### Exercise requirements:
From the very first line of the data to the line containing "const seriesNames = ['e', 'μ', 'π'];", retype everything exactly, leaving the pictures behind.
------------
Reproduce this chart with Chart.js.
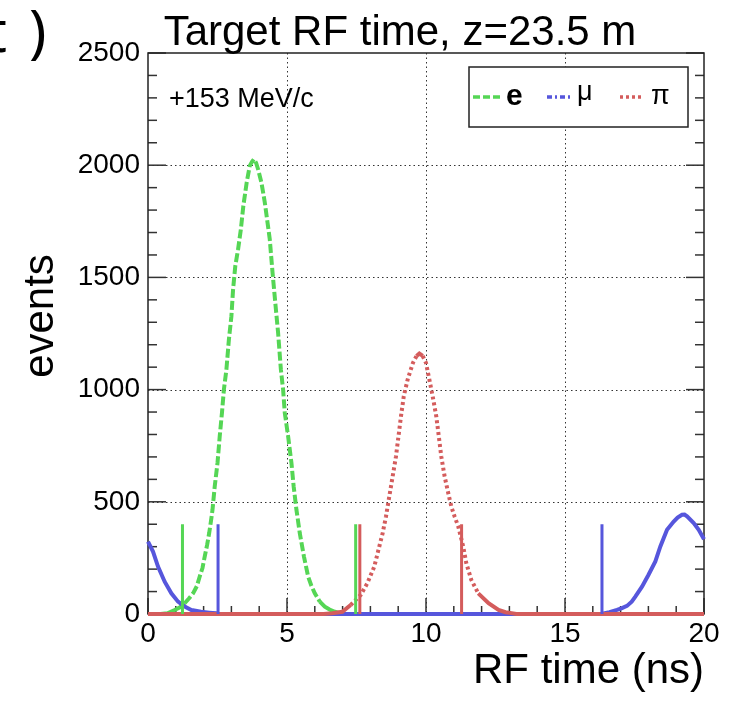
<!DOCTYPE html>
<html>
<head>
<meta charset="utf-8">
<script src="https://cdn.jsdelivr.net/npm/chart.js@4.4.0/dist/chart.umd.min.js"></script>
<style>
html,body{margin:0;padding:0;background:#fff;}
#wrap{width:734px;height:705px;position:relative;}
</style>
</head>
<body>
<div id="wrap"><canvas id="c" width="734" height="705"></canvas></div>
<script>
// ---------- data ----------
const chartTitle = 'Target RF time, z=23.5 m';
const xTitle = 'RF time (ns)';
const yTitle = 'events';
const momentumLabel = '+153 MeV/c';
const panelLetter = 't';
const panelParen = ')';
const seriesNames = ['e', 'μ', 'π'];

const xTicks = [0, 5, 10, 15, 20];
const yTicks = [0, 500, 1000, 1500, 2000, 2500];
const xMinorStep = 1;
const yMinorStep = 100;

// electrons
const eTime   = [0, 0.45, 0.7, 0.96, 1.15, 1.32, 1.48, 1.62, 1.76, 1.86, 1.96, 2.04, 2.13, 2.20, 2.26, 2.32, 2.40, 2.50, 2.58, 2.66, 2.73, 2.82, 2.91, 3.00, 3.06, 3.14, 3.24, 3.34, 3.43, 3.55, 3.66, 3.74, 3.81, 3.89, 3.96, 4.08, 4.20, 4.30, 4.38, 4.48, 4.59, 4.68, 4.78, 4.86, 4.92, 5.04, 5.16, 5.24, 5.34, 5.46, 5.61, 5.76, 5.88, 6.00, 6.18, 6.36, 6.53, 6.72, 6.93, 7.1, 20];
const eEvents = [0, 0, 3, 18, 30, 48, 70, 92, 125, 167, 205, 256, 310, 360, 410, 464, 568, 673, 792, 896, 1000, 1089, 1223, 1327, 1446, 1551, 1625, 1714, 1819, 1923, 1997, 2015, 2027, 2010, 1982, 1923, 1835, 1744, 1670, 1521, 1372, 1253, 1089, 1000, 897, 792, 673, 568, 464, 360, 256, 167, 125, 92, 55, 33, 20, 10, 3, 0, 0];

// muons
const muTime   = [0, 0.18, 0.36, 0.60, 0.84, 1.08, 1.32, 1.56, 1.91, 2.20, 2.45, 2.55, 16.3, 16.6, 16.87, 17.05, 17.23, 17.40, 17.53, 17.77, 18.00, 18.25, 18.43, 18.67, 18.91, 19.05, 19.21, 19.30, 19.39, 19.63, 19.81, 20];
const muEvents = [323, 278, 211, 144, 92, 55, 33, 18, 10, 6, 3, 0, 0, 8, 18, 26, 36, 55, 77, 122, 174, 234, 301, 375, 412, 430, 442, 443, 435, 405, 375, 333];

// pions
const piTime   = [0, 6.32, 6.63, 6.99, 7.29, 7.65, 7.89, 8.14, 8.29, 8.44, 8.56, 8.68, 8.80, 8.92, 9.01, 9.10, 9.20, 9.34, 9.53, 9.66, 9.76, 9.88, 10.00, 10.12, 10.24, 10.37, 10.46, 10.55, 10.67, 10.80, 10.91, 11.03, 11.16, 11.34, 11.45, 11.63, 11.88, 12.25, 12.61, 12.86, 13.08, 13.25, 20];
const piEvents = [0, 0, 3, 10, 40, 85, 137, 211, 286, 360, 434, 524, 613, 702, 792, 881, 970, 1045, 1119, 1150, 1161, 1150, 1119, 1045, 970, 881, 792, 702, 613, 539, 479, 434, 390, 300, 226, 152, 92, 48, 18, 8, 4, 0, 0];

// cut markers (vertical lines)
const eCuts  = [1.24, 7.47];
const muCuts = [2.52, 16.33];
const piCuts = [7.62, 11.28];
const cutHeight = 400;

// ---------- styling ----------
const FONT = "'Liberation Sans', Arial, Helvetica, sans-serif";
const GREEN = '#55d655';
const BLUE  = '#5656dc';
const RED   = '#d45c5c';

function toPoints(xs, ys) { return xs.map((x, i) => ({x: x, y: ys[i]})); }
function cutPoints(ts) {
  const out = [];
  ts.forEach((t, i) => {
    if (i > 0) out.push({x: t, y: null});
    out.push({x: t, y: 0});
    out.push({x: t, y: cutHeight});
  });
  return out;
}
function dashFor(pattern) {
  return ctx => {
    const dx = Math.abs(ctx.p1.x - ctx.p0.x), dy = Math.abs(ctx.p1.y - ctx.p0.y);
    return dy < dx ? [] : pattern;
  };
}

const rootFrame = {
  id: 'rootFrame',
  beforeDatasetsDraw(chart) {
    const {ctx, chartArea: a, scales: {x, y}} = chart;
    ctx.save();
    const line = (x1, y1, x2, y2) => { ctx.beginPath(); ctx.moveTo(x1, y1); ctx.lineTo(x2, y2); ctx.stroke(); };
    // dotted grid
    ctx.strokeStyle = '#333';
    ctx.lineWidth = 1;
    ctx.setLineDash([1.5, 3]);
    xTicks.forEach(v => {
      if (v > x.min && v < x.max) { const px = Math.round(x.getPixelForValue(v)) + 0.5; line(px, a.top, px, a.bottom); }
    });
    yTicks.forEach(v => {
      if (v > y.min && v < y.max) { const py = Math.round(y.getPixelForValue(v)) + 0.5; line(a.left, py, a.right, py); }
    });
    ctx.setLineDash([]);
    // ticks (inside, ROOT style)
    ctx.strokeStyle = '#333';
    ctx.lineWidth = 1.5;
    for (let v = y.min; v <= y.max + 1e-6; v += yMinorStep) {
      const py = y.getPixelForValue(v);
      const len = yTicks.includes(v) ? 18 : 9;
      line(a.left, py, a.left + len, py);
      line(a.right, py, a.right - len, py);
    }
    for (let v = x.min; v <= x.max + 1e-6; v += xMinorStep) {
      const px = x.getPixelForValue(v);
      const len = xTicks.includes(v) ? 16 : 8;
      line(px, a.bottom, px, a.bottom - len);
    }
    // frame
    ctx.strokeStyle = '#222';
    ctx.lineWidth = 1.5;
    ctx.strokeRect(a.left, a.top, a.right - a.left, a.bottom - a.top);
    ctx.restore();
  },
  afterDraw(chart) {
    const {ctx, chartArea: a} = chart;
    ctx.save();
    ctx.fillStyle = '#000';
    // title
    ctx.font = '42px ' + FONT;
    ctx.textAlign = 'center';
    ctx.textBaseline = 'alphabetic';
    ctx.fillText(chartTitle, 400, 45);
    // panel label (cut at left edge)
    ctx.font = '58px "Noto Sans", "DejaVu Sans", sans-serif';
    ctx.textAlign = 'left';
    ctx.fillText(panelLetter, -14, 52);
    ctx.fillText(panelParen, 29, 52);
    // axis titles
    ctx.font = '42px ' + FONT;
    ctx.textAlign = 'right';
    ctx.fillText(xTitle, a.right, 683);
    ctx.save();
    ctx.translate(53, 316);
    ctx.rotate(-Math.PI / 2);
    ctx.textAlign = 'center';
    ctx.fillText(yTitle, 0, 0);
    ctx.restore();
    // momentum label
    ctx.font = '27px ' + FONT;
    ctx.textAlign = 'left';
    ctx.fillText(momentumLabel, 169, 107);
    // legend box
    const lx = 469, ly = 67, lw = 219, lh = 60;
    ctx.fillStyle = '#fff';
    ctx.fillRect(lx, ly, lw, lh);
    ctx.strokeStyle = '#222';
    ctx.lineWidth = 1.5;
    ctx.strokeRect(lx, ly, lw, lh);
    const sy = 97;
    const sample = (x1, x2, color, dash) => {
      ctx.strokeStyle = color; ctx.lineWidth = 3.5; ctx.setLineDash(dash);
      ctx.beginPath(); ctx.moveTo(x1, sy); ctx.lineTo(x2, sy); ctx.stroke();
    };
    sample(473, 503, GREEN, [7, 3]);
    sample(547, 571, BLUE, [5, 3, 2, 3]);
    sample(620, 644, RED, [3, 3]);
    ctx.setLineDash([]);
    ctx.fillStyle = '#000';
    ctx.font = 'bold 30px ' + FONT;
    ctx.fillText(seriesNames[0], 506, 105);
    ctx.font = '27px ' + FONT;
    ctx.fillText(seriesNames[1], 577, 100);
    ctx.fillText(seriesNames[2], 651, 104);
    ctx.restore();
  }
};

const curveCommon = { pointRadius: 0, tension: 0, fill: false, clip: 10 };

new Chart(document.getElementById('c'), {
  type: 'line',
  data: {
    datasets: [
      Object.assign({ label: seriesNames[0], data: toPoints(eTime, eEvents), borderColor: GREEN, borderWidth: 4,
        borderDash: [9, 3], segment: { borderDash: dashFor([9, 3]) }, order: 2 }, curveCommon),
      Object.assign({ label: seriesNames[1], data: toPoints(muTime, muEvents), borderColor: BLUE, borderWidth: 4,
        order: 1 }, curveCommon),
      Object.assign({ label: seriesNames[2], data: toPoints(piTime, piEvents), borderColor: RED, borderWidth: 4,
        borderDash: [3, 3], segment: { borderDash: dashFor([3, 3]) }, order: 0 }, curveCommon),
      Object.assign({ label: 'e cut', data: cutPoints(eCuts), borderColor: GREEN, borderWidth: 3, order: -1, spanGaps: false }, curveCommon),
      Object.assign({ label: 'mu cut', data: cutPoints(muCuts), borderColor: BLUE, borderWidth: 3, order: -1, spanGaps: false }, curveCommon),
      Object.assign({ label: 'pi cut', data: cutPoints(piCuts), borderColor: RED, borderWidth: 3, order: -2, spanGaps: false }, curveCommon)
    ]
  },
  options: {
    responsive: false,
    animation: false,
    devicePixelRatio: 1,
    layout: { padding: { top: 53, right: 30, left: 0, bottom: 0 } },
    plugins: { legend: { display: false }, tooltip: { enabled: false }, title: { display: false } },
    scales: {
      x: {
        type: 'linear', min: 0, max: 20,
        grid: { display: false, drawTicks: false, tickLength: 0 },
        border: { display: false },
        ticks: { font: { family: FONT, size: 28 }, color: '#000', padding: 3, maxRotation: 0, autoSkip: false,
                 callback: v => String(v) },
        afterBuildTicks: s => { s.ticks = xTicks.map(v => ({value: v})); },
        afterFit: s => { s.height = 91; }
      },
      y: {
        type: 'linear', min: 0, max: 2500,
        grid: { display: false, drawTicks: false, tickLength: 0 },
        border: { display: false },
        ticks: { font: { family: FONT, size: 28 }, color: '#000', padding: 8, autoSkip: false,
                 callback: v => String(v) },
        afterBuildTicks: s => { s.ticks = yTicks.map(v => ({value: v})); },
        afterFit: s => { s.width = 148; }
      }
    }
  },
  plugins: [rootFrame]
});
</script>
</body>
</html>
------------
### The response:
Reproduce this chart with Chart.js.
<!DOCTYPE html>
<html>
<head>
<meta charset="utf-8">
<script src="https://cdn.jsdelivr.net/npm/chart.js@4.4.0/dist/chart.umd.min.js"></script>
<style>
html,body{margin:0;padding:0;background:#fff;}
#wrap{width:734px;height:705px;position:relative;}
</style>
</head>
<body>
<div id="wrap"><canvas id="c" width="734" height="705"></canvas></div>
<script>
// ---------- data ----------
const chartTitle = 'Target RF time, z=23.5 m';
const xTitle = 'RF time (ns)';
const yTitle = 'events';
const momentumLabel = '+153 MeV/c';
const panelLetter = 't';
const panelParen = ')';
const seriesNames = ['e', 'μ', 'π'];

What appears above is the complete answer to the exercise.